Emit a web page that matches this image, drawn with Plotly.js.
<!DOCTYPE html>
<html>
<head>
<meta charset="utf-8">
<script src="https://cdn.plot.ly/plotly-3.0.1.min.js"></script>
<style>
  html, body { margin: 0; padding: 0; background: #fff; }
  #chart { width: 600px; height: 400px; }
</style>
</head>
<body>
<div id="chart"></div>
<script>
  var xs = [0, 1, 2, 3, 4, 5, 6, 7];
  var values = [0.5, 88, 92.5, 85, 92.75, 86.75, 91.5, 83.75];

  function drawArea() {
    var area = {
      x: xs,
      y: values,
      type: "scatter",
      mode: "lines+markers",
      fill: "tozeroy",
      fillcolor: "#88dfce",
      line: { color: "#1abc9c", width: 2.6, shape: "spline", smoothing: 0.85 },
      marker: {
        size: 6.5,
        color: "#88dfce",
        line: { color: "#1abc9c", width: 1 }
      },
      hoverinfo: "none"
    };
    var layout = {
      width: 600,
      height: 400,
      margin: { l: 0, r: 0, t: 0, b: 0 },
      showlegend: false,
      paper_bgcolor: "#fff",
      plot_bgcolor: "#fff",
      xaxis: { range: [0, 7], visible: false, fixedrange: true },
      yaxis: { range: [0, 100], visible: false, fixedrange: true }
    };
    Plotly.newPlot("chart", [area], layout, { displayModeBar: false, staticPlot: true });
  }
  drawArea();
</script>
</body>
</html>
──────
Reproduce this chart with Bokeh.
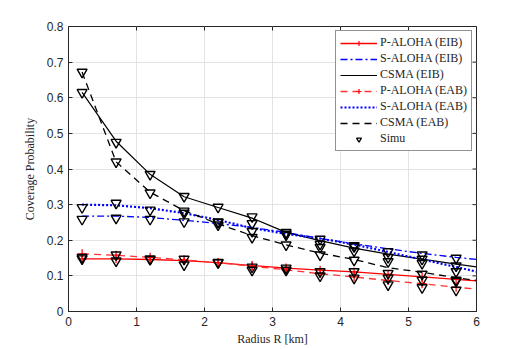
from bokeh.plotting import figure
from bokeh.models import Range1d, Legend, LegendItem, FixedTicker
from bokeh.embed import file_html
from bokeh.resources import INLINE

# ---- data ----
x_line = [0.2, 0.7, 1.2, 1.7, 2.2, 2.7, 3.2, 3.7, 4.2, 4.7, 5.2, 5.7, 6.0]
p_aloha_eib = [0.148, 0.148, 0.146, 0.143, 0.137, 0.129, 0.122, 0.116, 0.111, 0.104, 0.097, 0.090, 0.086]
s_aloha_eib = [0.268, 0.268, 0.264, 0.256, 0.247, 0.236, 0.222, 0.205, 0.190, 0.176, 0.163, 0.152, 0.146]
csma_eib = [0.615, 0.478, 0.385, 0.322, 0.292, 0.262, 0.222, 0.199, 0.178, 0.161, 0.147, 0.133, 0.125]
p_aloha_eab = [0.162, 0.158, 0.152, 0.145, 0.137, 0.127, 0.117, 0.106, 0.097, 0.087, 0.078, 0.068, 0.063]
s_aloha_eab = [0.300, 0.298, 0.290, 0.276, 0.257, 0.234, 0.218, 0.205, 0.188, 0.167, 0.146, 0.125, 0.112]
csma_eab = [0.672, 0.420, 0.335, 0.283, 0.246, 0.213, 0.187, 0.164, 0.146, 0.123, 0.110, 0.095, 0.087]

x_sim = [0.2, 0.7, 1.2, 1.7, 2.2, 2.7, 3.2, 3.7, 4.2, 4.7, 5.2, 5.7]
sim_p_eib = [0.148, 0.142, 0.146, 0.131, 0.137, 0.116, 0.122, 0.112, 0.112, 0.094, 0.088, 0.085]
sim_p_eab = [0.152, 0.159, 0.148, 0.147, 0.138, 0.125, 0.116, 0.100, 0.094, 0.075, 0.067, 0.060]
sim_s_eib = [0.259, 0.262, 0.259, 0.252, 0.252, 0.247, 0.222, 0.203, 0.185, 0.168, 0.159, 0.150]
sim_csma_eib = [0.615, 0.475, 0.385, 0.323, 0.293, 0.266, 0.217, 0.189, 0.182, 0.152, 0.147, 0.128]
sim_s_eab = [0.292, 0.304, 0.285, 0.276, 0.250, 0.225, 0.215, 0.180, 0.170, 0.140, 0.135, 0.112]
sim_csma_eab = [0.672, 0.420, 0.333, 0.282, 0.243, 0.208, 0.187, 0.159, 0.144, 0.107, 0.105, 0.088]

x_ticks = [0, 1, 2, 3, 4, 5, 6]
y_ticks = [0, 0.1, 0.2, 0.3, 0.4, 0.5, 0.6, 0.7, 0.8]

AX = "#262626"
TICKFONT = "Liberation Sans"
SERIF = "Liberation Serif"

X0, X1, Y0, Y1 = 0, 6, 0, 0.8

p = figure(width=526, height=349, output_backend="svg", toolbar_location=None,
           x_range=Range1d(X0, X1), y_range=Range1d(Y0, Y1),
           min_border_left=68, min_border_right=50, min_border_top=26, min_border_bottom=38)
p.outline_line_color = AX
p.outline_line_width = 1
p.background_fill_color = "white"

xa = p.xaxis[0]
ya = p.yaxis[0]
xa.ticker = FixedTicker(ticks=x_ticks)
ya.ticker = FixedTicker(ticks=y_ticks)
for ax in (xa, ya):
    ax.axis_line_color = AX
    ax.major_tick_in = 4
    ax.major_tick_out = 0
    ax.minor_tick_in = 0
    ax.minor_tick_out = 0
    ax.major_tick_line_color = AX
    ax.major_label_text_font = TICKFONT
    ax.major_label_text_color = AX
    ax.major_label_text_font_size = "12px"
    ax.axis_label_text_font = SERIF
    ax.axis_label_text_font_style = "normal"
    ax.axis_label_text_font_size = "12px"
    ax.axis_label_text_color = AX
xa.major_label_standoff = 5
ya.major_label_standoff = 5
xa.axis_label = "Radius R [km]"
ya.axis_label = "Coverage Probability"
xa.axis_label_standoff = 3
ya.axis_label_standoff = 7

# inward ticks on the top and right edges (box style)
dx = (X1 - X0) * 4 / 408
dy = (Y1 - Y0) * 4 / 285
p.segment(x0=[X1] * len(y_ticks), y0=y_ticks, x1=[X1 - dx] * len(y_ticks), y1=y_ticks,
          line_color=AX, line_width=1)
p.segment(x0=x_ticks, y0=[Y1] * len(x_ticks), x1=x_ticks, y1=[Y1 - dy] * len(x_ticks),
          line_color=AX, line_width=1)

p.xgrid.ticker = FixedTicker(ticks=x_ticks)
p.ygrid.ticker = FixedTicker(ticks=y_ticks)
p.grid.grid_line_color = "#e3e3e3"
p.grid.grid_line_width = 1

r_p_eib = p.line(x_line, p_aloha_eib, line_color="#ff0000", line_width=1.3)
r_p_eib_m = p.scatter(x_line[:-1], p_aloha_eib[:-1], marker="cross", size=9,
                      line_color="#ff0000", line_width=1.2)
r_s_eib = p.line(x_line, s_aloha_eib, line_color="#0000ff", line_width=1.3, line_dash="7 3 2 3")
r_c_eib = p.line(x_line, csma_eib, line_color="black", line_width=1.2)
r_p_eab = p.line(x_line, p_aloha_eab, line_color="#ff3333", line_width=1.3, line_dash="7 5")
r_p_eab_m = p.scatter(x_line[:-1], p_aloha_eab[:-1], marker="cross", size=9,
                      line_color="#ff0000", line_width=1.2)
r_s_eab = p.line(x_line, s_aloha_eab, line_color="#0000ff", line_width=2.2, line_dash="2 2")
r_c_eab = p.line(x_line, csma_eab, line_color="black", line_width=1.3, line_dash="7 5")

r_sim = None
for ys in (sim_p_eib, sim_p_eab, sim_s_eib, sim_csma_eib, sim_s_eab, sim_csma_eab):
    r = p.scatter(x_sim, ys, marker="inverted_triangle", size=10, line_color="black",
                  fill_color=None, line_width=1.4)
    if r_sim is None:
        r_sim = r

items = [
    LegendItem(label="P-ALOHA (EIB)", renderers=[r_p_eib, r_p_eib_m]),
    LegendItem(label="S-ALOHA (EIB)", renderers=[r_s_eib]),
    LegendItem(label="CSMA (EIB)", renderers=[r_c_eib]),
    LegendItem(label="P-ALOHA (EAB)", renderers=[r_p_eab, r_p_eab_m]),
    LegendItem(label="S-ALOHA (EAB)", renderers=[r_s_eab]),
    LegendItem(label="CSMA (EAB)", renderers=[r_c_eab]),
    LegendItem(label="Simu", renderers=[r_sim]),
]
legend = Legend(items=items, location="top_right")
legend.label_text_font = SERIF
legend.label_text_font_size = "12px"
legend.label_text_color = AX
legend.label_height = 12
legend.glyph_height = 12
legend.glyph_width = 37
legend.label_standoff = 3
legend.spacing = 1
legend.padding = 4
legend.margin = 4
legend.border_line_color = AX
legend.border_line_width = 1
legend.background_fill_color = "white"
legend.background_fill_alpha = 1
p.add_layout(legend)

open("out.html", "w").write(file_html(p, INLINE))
──────
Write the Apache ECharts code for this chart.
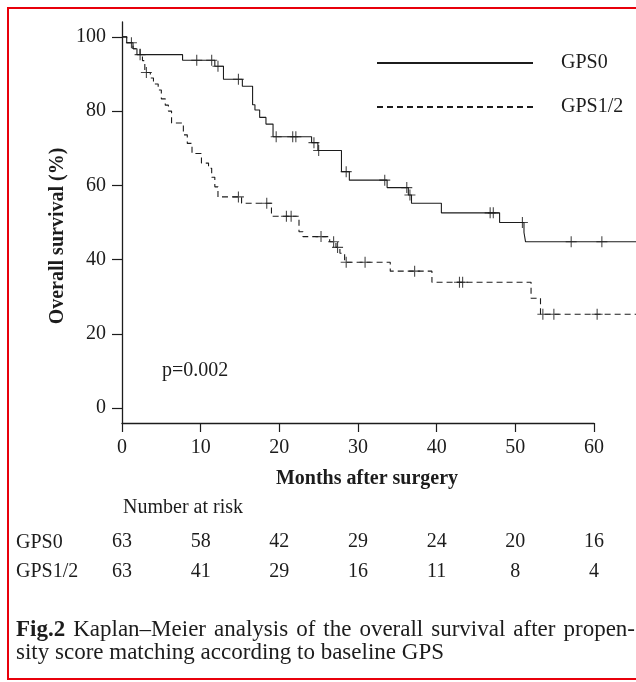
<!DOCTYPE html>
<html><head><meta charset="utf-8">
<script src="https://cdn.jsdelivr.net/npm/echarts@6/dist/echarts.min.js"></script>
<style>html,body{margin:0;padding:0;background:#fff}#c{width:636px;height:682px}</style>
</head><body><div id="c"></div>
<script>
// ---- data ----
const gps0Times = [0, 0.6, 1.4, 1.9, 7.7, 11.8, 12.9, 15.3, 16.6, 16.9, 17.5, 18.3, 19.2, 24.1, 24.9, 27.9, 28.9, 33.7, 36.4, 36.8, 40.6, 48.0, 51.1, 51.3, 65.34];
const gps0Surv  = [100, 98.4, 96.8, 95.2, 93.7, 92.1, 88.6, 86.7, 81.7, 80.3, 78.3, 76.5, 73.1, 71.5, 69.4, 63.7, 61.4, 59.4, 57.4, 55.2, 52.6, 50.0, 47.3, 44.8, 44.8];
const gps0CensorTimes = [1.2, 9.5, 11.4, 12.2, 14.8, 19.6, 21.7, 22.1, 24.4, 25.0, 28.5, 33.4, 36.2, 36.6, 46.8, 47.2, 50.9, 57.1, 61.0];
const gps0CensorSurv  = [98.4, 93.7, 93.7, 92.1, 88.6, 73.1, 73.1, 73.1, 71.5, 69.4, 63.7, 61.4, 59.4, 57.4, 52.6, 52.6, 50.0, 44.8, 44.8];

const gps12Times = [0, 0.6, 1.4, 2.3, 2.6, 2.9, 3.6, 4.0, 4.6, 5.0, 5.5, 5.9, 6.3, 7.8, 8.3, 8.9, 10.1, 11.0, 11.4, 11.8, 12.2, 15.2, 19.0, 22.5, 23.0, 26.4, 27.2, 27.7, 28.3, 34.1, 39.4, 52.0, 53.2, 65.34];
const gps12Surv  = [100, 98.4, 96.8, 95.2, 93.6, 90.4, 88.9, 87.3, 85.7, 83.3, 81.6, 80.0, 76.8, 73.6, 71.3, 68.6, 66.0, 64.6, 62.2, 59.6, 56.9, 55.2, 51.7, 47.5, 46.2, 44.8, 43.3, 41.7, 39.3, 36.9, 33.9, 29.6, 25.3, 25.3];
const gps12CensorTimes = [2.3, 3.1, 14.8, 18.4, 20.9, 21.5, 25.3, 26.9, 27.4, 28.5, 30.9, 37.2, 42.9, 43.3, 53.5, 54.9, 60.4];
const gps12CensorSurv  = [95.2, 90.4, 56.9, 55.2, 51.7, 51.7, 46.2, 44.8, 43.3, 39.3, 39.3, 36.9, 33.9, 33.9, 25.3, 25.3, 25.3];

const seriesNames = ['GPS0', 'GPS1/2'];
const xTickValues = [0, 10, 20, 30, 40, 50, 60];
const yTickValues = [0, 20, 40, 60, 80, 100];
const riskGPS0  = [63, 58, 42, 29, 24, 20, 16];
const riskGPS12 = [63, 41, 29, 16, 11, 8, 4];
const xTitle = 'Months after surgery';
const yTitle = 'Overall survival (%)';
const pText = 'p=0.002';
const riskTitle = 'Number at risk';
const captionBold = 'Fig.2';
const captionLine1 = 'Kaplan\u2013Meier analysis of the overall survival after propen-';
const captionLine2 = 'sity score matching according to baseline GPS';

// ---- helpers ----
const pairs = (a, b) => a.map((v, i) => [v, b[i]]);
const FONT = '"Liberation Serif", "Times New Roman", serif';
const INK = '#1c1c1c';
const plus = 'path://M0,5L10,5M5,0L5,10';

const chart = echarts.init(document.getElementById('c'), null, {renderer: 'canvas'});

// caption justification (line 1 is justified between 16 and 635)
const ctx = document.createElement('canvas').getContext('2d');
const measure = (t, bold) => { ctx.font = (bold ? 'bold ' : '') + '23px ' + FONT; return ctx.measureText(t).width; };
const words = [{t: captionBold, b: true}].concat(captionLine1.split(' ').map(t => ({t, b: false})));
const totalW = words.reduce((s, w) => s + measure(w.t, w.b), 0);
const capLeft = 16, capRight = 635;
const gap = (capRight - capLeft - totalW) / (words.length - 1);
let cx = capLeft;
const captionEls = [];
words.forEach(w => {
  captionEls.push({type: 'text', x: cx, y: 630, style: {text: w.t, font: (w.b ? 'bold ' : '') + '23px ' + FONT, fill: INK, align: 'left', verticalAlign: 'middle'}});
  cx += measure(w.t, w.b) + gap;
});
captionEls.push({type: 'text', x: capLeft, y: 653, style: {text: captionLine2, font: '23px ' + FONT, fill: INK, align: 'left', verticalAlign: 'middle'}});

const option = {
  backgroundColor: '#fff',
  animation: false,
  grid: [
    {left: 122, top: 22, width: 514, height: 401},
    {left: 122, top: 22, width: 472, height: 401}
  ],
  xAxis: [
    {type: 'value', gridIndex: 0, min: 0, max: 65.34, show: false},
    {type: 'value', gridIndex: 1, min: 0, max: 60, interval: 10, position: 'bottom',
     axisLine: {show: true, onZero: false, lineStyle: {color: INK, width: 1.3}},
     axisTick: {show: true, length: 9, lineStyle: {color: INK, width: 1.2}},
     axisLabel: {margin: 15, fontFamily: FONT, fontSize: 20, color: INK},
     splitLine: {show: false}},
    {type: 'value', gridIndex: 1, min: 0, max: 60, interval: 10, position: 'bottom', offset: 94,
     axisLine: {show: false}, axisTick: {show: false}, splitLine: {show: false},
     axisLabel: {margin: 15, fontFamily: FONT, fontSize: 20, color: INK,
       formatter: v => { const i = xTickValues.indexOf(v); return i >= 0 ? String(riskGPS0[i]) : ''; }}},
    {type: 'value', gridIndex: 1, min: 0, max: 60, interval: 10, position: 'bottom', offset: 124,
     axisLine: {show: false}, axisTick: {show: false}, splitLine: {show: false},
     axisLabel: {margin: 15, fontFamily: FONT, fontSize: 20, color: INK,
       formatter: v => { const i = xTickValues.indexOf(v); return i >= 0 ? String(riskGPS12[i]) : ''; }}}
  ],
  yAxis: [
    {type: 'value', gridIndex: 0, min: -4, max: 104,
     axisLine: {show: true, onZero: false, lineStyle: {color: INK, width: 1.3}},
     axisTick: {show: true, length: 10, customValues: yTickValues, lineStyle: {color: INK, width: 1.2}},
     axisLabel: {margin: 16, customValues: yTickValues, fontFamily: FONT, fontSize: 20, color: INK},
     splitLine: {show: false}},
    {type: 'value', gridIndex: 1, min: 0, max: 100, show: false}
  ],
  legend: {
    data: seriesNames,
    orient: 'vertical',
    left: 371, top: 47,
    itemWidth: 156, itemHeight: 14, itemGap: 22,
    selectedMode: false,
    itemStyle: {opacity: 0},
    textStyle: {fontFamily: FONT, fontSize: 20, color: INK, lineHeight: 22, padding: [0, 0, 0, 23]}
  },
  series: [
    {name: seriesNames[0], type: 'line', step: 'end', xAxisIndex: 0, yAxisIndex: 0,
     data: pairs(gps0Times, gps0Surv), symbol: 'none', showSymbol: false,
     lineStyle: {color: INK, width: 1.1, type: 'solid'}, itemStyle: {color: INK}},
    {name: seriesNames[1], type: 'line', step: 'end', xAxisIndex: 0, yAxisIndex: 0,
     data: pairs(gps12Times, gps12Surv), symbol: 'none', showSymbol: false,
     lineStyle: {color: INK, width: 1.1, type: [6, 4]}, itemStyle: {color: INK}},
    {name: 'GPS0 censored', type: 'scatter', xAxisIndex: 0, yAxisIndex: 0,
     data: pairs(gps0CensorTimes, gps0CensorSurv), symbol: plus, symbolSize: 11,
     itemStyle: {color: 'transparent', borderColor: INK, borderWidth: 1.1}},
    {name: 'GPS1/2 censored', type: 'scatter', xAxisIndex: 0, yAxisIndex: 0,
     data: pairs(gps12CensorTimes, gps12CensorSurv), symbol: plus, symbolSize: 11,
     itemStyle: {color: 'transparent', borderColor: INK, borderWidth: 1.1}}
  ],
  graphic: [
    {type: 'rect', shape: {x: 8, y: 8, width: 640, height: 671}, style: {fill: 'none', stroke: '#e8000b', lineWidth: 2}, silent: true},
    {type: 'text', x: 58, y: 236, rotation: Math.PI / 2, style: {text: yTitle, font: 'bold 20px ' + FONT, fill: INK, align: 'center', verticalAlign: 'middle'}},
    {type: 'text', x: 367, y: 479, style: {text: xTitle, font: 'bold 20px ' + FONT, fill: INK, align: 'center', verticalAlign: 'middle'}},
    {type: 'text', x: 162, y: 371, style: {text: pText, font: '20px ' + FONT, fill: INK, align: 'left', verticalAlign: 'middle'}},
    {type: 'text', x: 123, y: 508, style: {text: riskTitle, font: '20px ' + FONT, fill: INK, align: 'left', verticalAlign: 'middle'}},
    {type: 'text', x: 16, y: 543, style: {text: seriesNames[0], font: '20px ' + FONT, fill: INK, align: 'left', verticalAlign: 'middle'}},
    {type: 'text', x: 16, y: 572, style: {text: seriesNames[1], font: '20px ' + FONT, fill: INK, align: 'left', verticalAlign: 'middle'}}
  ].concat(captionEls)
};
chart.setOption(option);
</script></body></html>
──────
Repeat exactly the lines running from the one with "Emit a web page" through the one with "var values = [0.5, 88, 92.5, 85, 92.75, 86.75, 91.5, 83.75];", both included.

Emit a web page that matches this image, drawn with Plotly.js.
<!DOCTYPE html>
<html>
<head>
<meta charset="utf-8">
<script src="https://cdn.plot.ly/plotly-3.0.1.min.js"></script>
<style>
  html, body { margin: 0; padding: 0; background: #fff; }
  #chart { width: 600px; height: 400px; }
</style>
</head>
<body>
<div id="chart"></div>
<script>
  var xs = [0, 1, 2, 3, 4, 5, 6, 7];
  var values = [0.5, 88, 92.5, 85, 92.75, 86.75, 91.5, 83.75];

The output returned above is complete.